The memory of a priest killed shortly before civil war broke out in El Salvador is so alive in this small town that it is now the main attraction in a community tourist initiative aimed at providing employment and injecting money into the local economy.

The Historical Memory Tourist Route is the name of the project in Paisnal, 36 km north of San Salvador. The initiative revolves around Rutilio Grande, a locally born Jesuit priest who was killed by government forces in March 1977, before the start of the 1980-1992 civil war.

“Father Rutilio taught people about liberation and commitment to the needy, and that’s why they killed him,” said 62-year-old María Dolores Gómez who, before she joined the guerrillas in 1980, was a catechist and met the priest. Now she forms part of the El Paisnal Municipal Tourism Committee.

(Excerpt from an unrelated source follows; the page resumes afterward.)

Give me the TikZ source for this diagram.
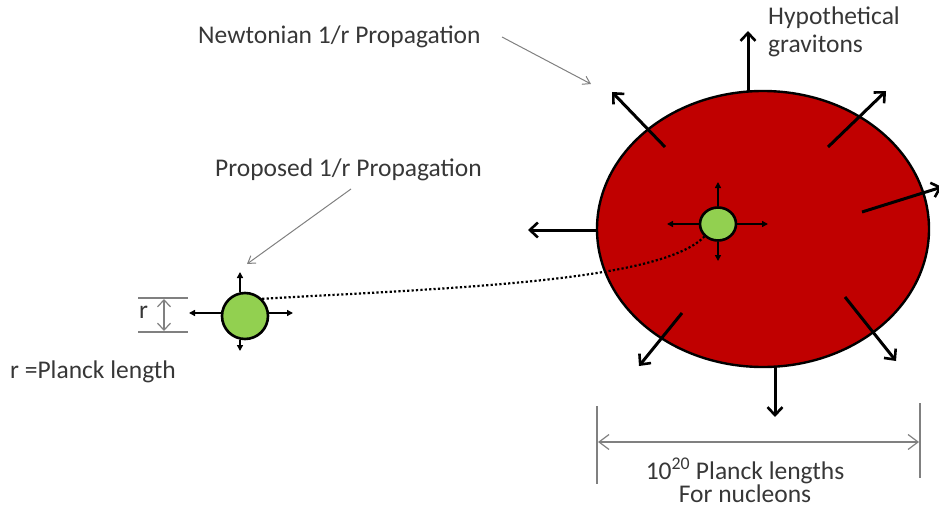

The tourism project, whose first stage begins in March, is part of a growing trend in this formerly war-torn Central American country to draw visitors interested in the political and historical context of the armed conflict and the prewar period. And in the case of this town in particular, in the life of the famous Jesuit priest.

[. . .]

Grande, accompanied by Manuel Solorzano, 72, and Nelson Rutilio Lemus, 16, was driving near the town of El Paisnal on Mar. 12, 1977 when the three of them came under machine gun fire and were killed. They are buried in the village churchyard, which is already a pilgrimage spot for visitors from within and outside the country and will be an obligatory stop on the new tourist route.